According to Melrose Center, over 50% of Americans are unhappy with their body’s appearance. This is especially true in our young people. 53% of 13 year-old American girls are unhappy with their bodies. This number grows to 78% by the time girls reach 17. However this doesn’t just effect women-identified folks, 30% of teen boys use unhealthy weight control behaviors. Another study found that transgender college students had over four times greater risk of being diagnosed with anorexia nervosa or bulimia nervosa, and two times greater risk of eating disorder symptoms such as purging compared to their cisgender female peers. Studies have found that young people who have negative body image are more likely to have lower self-esteem, be depressed, anxious, and at higher risk for eating disorders.

Learning to love our bodies is a journey and it’s not always easy. Be gentle with yourselves and your young person. Our society pressures us to always seek something “better” for our body, but give yourself permission to love your body, just the way it is! 

 

There are many ways we can help our young people (and ourselves) love our bodies and enjoy holiday celebrations!

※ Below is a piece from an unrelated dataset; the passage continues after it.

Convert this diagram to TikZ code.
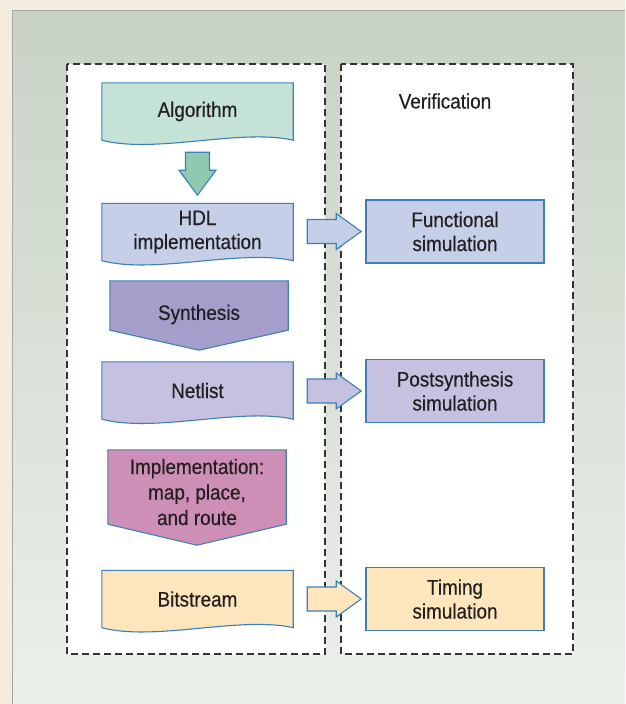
\documentclass[tikz,border=0pt]{standalone}
\usepackage{fontspec}
\setmainfont{Liberation Sans}[FakeStretch=0.9, FakeBold=0.4]
\usetikzlibrary{backgrounds,calc}

\definecolor{creambg}{HTML}{F4EDDD}
\definecolor{paneltop}{HTML}{C7D2C5}
\definecolor{panelbot}{HTML}{ECF0EB}
\definecolor{blueline}{HTML}{3F7FB6}
\definecolor{algfill}{HTML}{C5E2D6}
\definecolor{downfill}{HTML}{8FC9B0}
\definecolor{hdlfill}{HTML}{C5D0E8}
\definecolor{synfill}{HTML}{A59DCA}
\definecolor{netfill}{HTML}{C6C1E0}
\definecolor{implfill}{HTML}{CE8FB6}
\definecolor{bitfill}{HTML}{FDE5BC}
\definecolor{textc}{HTML}{231F20}

\begin{document}
\begin{tikzpicture}[x=1pt, y=-1pt,
    lbl/.style={text=textc, font=\fontsize{21}{24}\selectfont, align=center},
    docbox/.style={lbl, rectangle, minimum width=191, minimum height=57},
    stagebox/.style={lbl, rectangle, minimum width=178},
    simbox/.style={lbl, rectangle, draw=blueline, line width=1.1pt, minimum width=178, minimum height=63},
    shapeline/.style={draw=blueline, line width=1.1pt, line join=miter},
    frame/.style={draw=black!80, line width=1.2pt, dash pattern=on 7pt off 4pt, fill=white}
]
    % Background and frames
    \begin{scope}[on background layer]
        \useasboundingbox[fill=creambg] (0,0) rectangle (625,704);
        \shade[top color=paneltop, bottom color=panelbot] (12,10) rectangle (625,704);
        \draw[gray!70, line width=1pt] (12,704) -- (12,10) -- (625,10);
        \draw[frame] (67,64) rectangle (325,654);
        \draw[frame] (341,64) rectangle (573,654);
    \end{scope}

    % Design flow
    \node[docbox] (alg) at (197.5,111.5) {Algorithm};
    \node[docbox] (hdl) at (197.5,232) {HDL\\implementation};
    \node[stagebox, minimum height=69] (syn) at (199,314.5) {Synthesis};
    \node[docbox] (net) at (197.5,390.5) {Netlist};
    \node[stagebox, minimum height=95, font=\fontsize{21}{25.5}\selectfont] (impl) at (197,492) {Implementation:\\map, place,\\and route};
    \node[docbox] (bit) at (197.5,599) {Bitstream};

    % Verification
    \node[lbl] (ver) at (445,101) {Verification};
    \node[simbox, fill=hdlfill] (func) at (455,231.5) {Functional\\simulation};
    \node[simbox, fill=netfill] (post) at (455,391) {Postsynthesis\\simulation};
    \node[simbox, fill=bitfill] (tim) at (455,599) {Timing\\simulation};

    % Shapes behind the texts
    \begin{scope}[on background layer]
        \foreach \n/\c in {alg/algfill, hdl/hdlfill, net/netfill, bit/bitfill}
            \draw[shapeline, fill=\c] (\n.north west) -- (\n.north east) -- (\n.south east)
                .. controls +(-53,-12) and +(53,14) .. (\n.south west) -- cycle;
        \draw[shapeline, fill=synfill] ([yshift=-1]syn.north west) -- ([yshift=-1]syn.north east)
            -- ([yshift=19]syn.south east) -- ([yshift=-1]syn.south) -- ([yshift=19]syn.south west) -- cycle;
        \draw[shapeline, fill=implfill] ([yshift=-5.5]impl.north west) -- ([yshift=-5.5]impl.north east)
            -- ([yshift=15.5]impl.south east) -- ([yshift=-5.5]impl.south) -- ([yshift=15.5]impl.south west) -- cycle;
    \end{scope}

    % Arrows
    \draw[shapeline, fill=downfill] (alg.south) ++(-12,12) -- ++(0,18) -- ++(-6.5,0) -- ++(18.5,25)
        -- ++(18.5,-25) -- ++(-6.5,0) -- ++(0,-18) -- cycle;
    \foreach \a/\b/\c in {hdl/func/hdlfill, net/post/netfill, bit/tim/bitfill}
        \draw[shapeline, fill=\c] (\a.east |- \b.west) ++(14,-12) -- ++(29,0) -- ++(0,-6) -- ++(25,18)
            -- ++(-25,18) -- ++(0,-6) -- ++(-29,0) -- cycle;
\end{tikzpicture}
\end{document}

  1. Value your body for what it can do rather than what it looks like. Remember, there is no wrong way to have a body!
  2. Be a body positive role model. Our young people take note of how we talk about ourselves. Even subtle comments and messages we may not be aware of can impact our young people. Instead of making a comment about needing larger pants for all the dinner you are about to eat, thank whoever provided all the delicious food.
  3. Watch how we talk with others. During the holidays we may be seeing family and friends we haven’t seen in a while. Instead of commenting on their appearance “you look great – you’ve lost so much weight” or “wow you have really grown a lot” ask them how they are doing or what they have accomplished this year. Focus on the person as a whole, not just their body.
  4. It is okay to indulge! Many holidays are celebrated with special foods. Have you been looking forward to grandma’s signature mashed potatoes? Then eat them!
  5. Don’t judge what others are eating! Resist the urge to say, “Are you really going to eat that second slice?” It may be said with good intentions, but its impact can be hurtful.
  6. Find a fun way to get moving! Moving our bodies reduces stress, and gives us energy; two things we need during the holidays! It can be hard to find ways to be active during a Minnesota winter. Plan family activities that are fun and get the body moving like dressing warm and finding a sledding hill, or heading to a local community center.

 

BODY IMAGE TIPS FOR EVERYDAY OF THE YEAR

Celebrate and love what your body can do for you.

Have a list of things you like about yourself. Read it regularly.

Think of yourself in entirety and as a whole person, not just a body.

Be mindful of who you surround yourself with. Positivity is contagious!

Follow a variety of profiles on social media that show different bodies.

Cancel the thoughts in your head that don’t add value.

Work with your body, not against it. Wear comfortable clothes that make you feel confident.

Take note of the advertisements and media messages that promote negative self-talk.

Do something nice for yourself.

Take the time you normally worry about food, calories, or your weight and help someone else.